In general, almost any feature added by C to B was taken either from PL/I or from Algol 68. The exceptions are "continue" and the generalized "for", which did not exist in any previous language.
(However the generalized "for" of C was a mistake, because it complicates the frequent use cases in order to simplify seldom encountered use cases. The right way to generalize "for", i.e. with iterators, was introduced by Alphard in the same year with C, i.e. in 1974.) (Compare "for (I=0;I<N;I+=5) {" of C with "for I from 0 to N by 5 do" or "for I in 0:N:5 do" of previous languages. C requires typing a lot of redundant characters in the most frequent cases.)
The oldest symbol for indirection through a pointer (in the language Euler, in January 1966) was a raised middle dot (i.e. a point). This was before ASCII and ASCII did not include the raised middle dot (U+00B7), so it was replaced by the most similar ASCII character, "*".

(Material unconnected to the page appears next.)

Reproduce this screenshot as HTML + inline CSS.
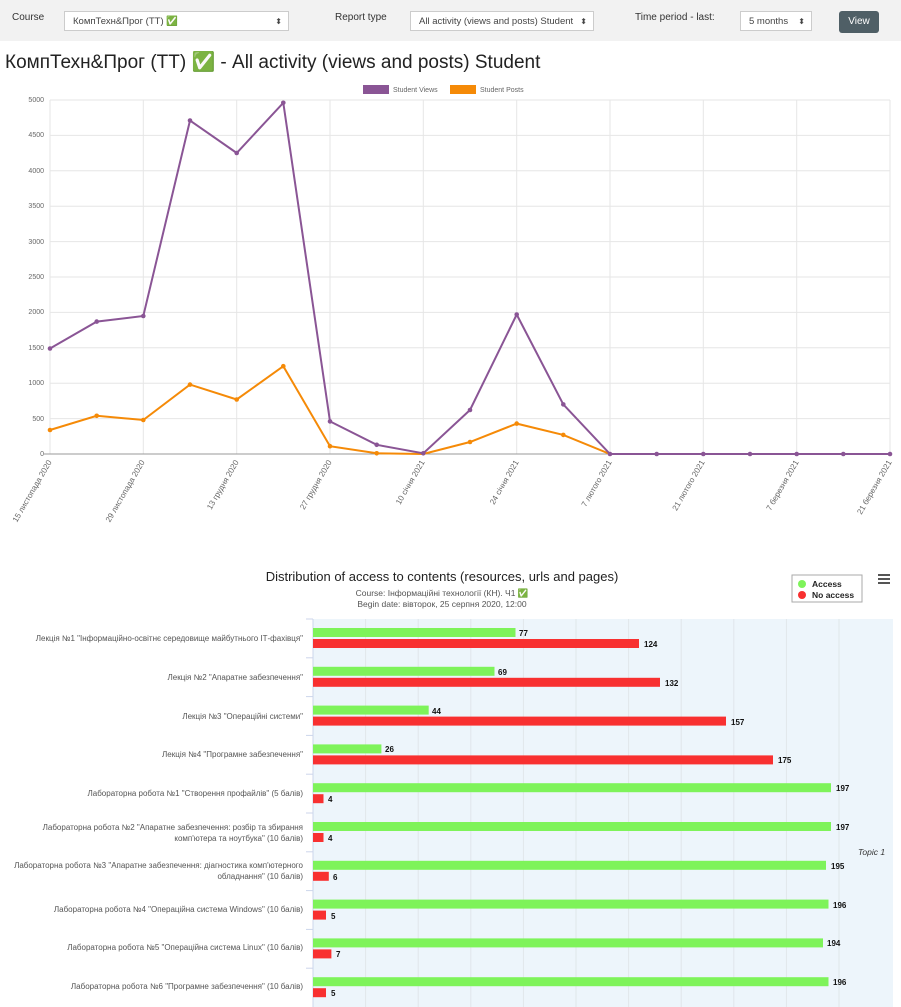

Euler had used "@" for "address of" and indirection was a postfix operator, as it should. Making "*" a prefix operator in B and C was a mistake, which forced the importing of "->" from PL/I, to avoid an excessive number of parentheses. Otherwise "(*x).y" would have been needed, instead of "x->y". With a postfix "*", that would have been "x*.y", and "->", would not have been needed.
In CPL, the ancestor of BCPL and B, indirection was implicit, like with the C++ references. Instead of having an "address of" operator, CPL had a distinct symbol for an assignment variant that assigns the address of a variable, instead of assigning its value.